Gibt es in Bezug auf die Einsatzmöglichkeiten Einschränkungen?

Denk: LCE-Beton kann in erster Linie für Projekte im Hochbau eingesetzt werden. Wir sind aber dabei LCE-Betone für höhere Güten bzw. für ein weiteres Anwendungsspektrum wie zum Beispiel Betone im Tiefbau zu entwickeln. Der Vorteil unserer Rezeptur ist, dass wir damit sehr schnell und flexibel auf die verschiedenen Anforderungen ­reagieren können.

Wie viel CO2 lässt sich mit dem LCE-Beton einsparen?

Denk: Durchschnittlich lassen sich die CO2-­Emissionen mit dem LCE-Beton um circa 13 Prozent reduzieren – im Vergleich zu unserem Standardbeton (CEM II/A + AHWZ). Genaue Prozentangaben sind aber immer zu hinterfragen, denn oft wird von unterschiedlichsten Ausgangs­werten ausgegangen. Im Güteverband Transport­beton wird deshalb an einem CO2-Rechner gearbeitet, damit für jede Rezeptur mit einer einheitlichen ­Berechnungsmethode dargestellt werden kann, wie viel CO2 pro Kubikmeter in der ­jeweiligen Betongüte emittiert wird.

Sie haben bereits angesprochen, dass die neuen CO2-armen Betone teurer werden. In welcher Größenordnung spielen sich die Mehrkosten ab?
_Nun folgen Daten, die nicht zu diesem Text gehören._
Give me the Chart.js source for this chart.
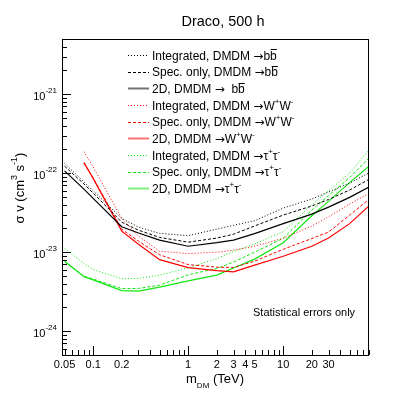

Denk: Die liegen bei circa fünf bis zehn Prozent. Wenn man rechnet, dass beispielsweise bei einem Wohnbau der Beton vielleicht fünf Prozent der ­Gesamtbaukosten ausmacht, dann sprechen wir hier von Mehrkosten von 0,25 bis 0,5 Prozent. Das sollte nicht das große Hindernis sein. Aber solange CO2-­armer Beton nicht ausgeschrieben wird und auch noch teurer ist, wird ihn kaum jemand verwenden. Wenn der Gesetzgeber den Einsatz von CO2-reduzierten Betonen unterstützen würde, wäre das ein wichtiger Schritt die Akzeptanz zu erhöhen und so die gemeinsamen CO2-Ziele zu erreichen.